Chercher le plaisir avant la victoire: le portrait d’Aline Zeler, footballeuse belge
Du club de foot de son village au PSV Eindhoven en passant par les rangs de nos Red Flames nationales, la nouvelle entraîneuse de l’équipe féminine du Sporting Charleroi a mis sa force de caractère au service d’un parcours professionnel exemplaire.
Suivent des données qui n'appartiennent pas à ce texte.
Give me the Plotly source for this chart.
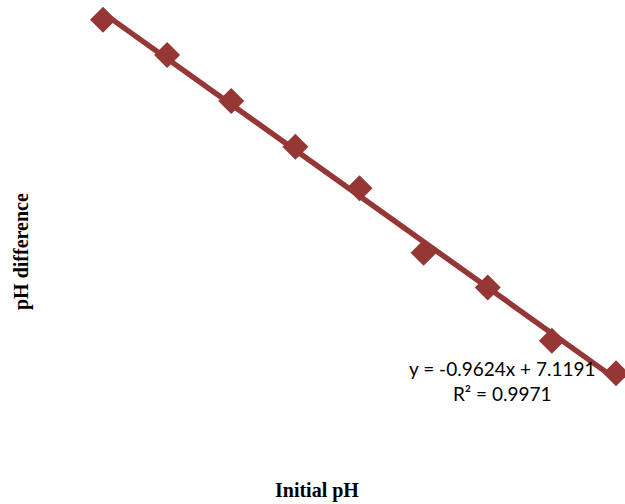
import plotly.graph_objects as go

initial_ph = [2, 3, 4, 5, 6, 7, 8, 9, 10]
ph_difference = [5.05, 4.31, 3.34, 2.38, 1.51, 0.15, -0.58, -1.70, -2.38]
trend_slope = -0.9624
trend_intercept = 7.1191
eq_text = "y = -0.9624x + 7.1191<br>R² = 0.9971"

color = "#953735"
tx = [initial_ph[0], initial_ph[-1]]
ty = [trend_slope * v + trend_intercept for v in tx]

fig = go.Figure()
fig.add_trace(go.Scatter(x=initial_ph, y=ph_difference, mode="markers",
                         marker=dict(symbol="diamond", size=20, color=color),
                         showlegend=False, hoverinfo="skip"))
fig.add_trace(go.Scatter(x=tx, y=ty, mode="lines",
                         line=dict(color=color, width=5.5),
                         showlegend=False, hoverinfo="skip"))

W, H, L = 585, 470, 40


def px2paper(px, py):
    return (px - L) / W, (H - py) / H


ex, ey = px2paper(502, 381)
fig.add_annotation(text=eq_text, x=ex, y=ey, xref="paper", yref="paper",
                   showarrow=False, align="center", xanchor="center", yanchor="middle",
                   font=dict(family="Lato, Open Sans, sans-serif", size=19, color="#000000"))
ax_, ay_ = px2paper(21, 252)
fig.add_annotation(text="<b>pH difference</b>", x=ax_, y=ay_, xref="paper", yref="paper",
                   showarrow=False, textangle=-90, xanchor="center", yanchor="middle",
                   font=dict(family="Liberation Serif, Times New Roman, serif", size=20, color="#000000"))
bx, by = px2paper(317, 491)
fig.add_annotation(text="<b>Initial pH</b>", x=bx, y=by, xref="paper", yref="paper",
                   showarrow=False, xanchor="center", yanchor="middle",
                   font=dict(family="Liberation Serif, Times New Roman, serif", size=20, color="#000000"))

fig.update_layout(
    width=625, height=504,
    margin=dict(l=L, r=0, t=0, b=504 - H),
    paper_bgcolor="white", plot_bgcolor="white",
    xaxis=dict(range=[1.018, 10.14], visible=False),
    yaxis=dict(range=[-4.415, 5.465], visible=False),
)
fig.write_html("out.html")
Si Aline Zeler était une figure masculine du foot, elle pourrait être David Beckham, dont elle a le chic, le sourire franc et la présence. Le jour où nous la rencontrons, celle qui a choisi de décliner le ballon rond au féminin nous a fixé rendez-vous dans un restaurant bruxellois qu’elle ne connaît pas mais où elle doit déjeuner dans une heure. Elle n’ a d’ailleurs pas hésité à demander à ce qu’il ouvre plus tôt pour que nous puissions nous y retrouver « Et comme ils sont cool, ils ont dit oui », détaille-t-elle le plus naturellement du monde. D’emblée, on sent qu’Aline Zeler n’ a peur de rien et que sa confiance en soi rejaillit sur les autres et sur le monde. Voire sur la météo car, en ces premiers jours de réouverture des terrasses, admettons-le franco, il fait plutôt froid. « T’racasse, le soleil va venir », lâche la joueuse la plus « capée » de Belgique, soit la plus sélectionnée en équipe nationale. D’une certaine manière, c’est la Justine Henin du football, l’ aventurière de la cause, sorte de précurseuse qui a ouvert la voie aux Red Flames, nettement plus connues aujourd’hui que ne l’ étaient jadis « Liline » et ses copines.
Après trente ans de carrière, et après avoir elle-même été la capitaine desdites Red Flames, Aline est aujourd’hui coach principale de l’équipe féminine à Charleroi, preuve que le football version filles se donne les moyens… mais preuve aussi qu’il reste du chemin à faire car « c’est un mi-temps ». A côté de ça, Aline est consultante pour le cabinet de la ministre Valérie Glatigny, en charge des Sports, pour « faire bouger les choses », expose-t-elle avec conviction. Autre grande question: « Pourquoi les joueurs masculins peuvent-ils avoir un plein temps et un contrat de dingue et pas nous? »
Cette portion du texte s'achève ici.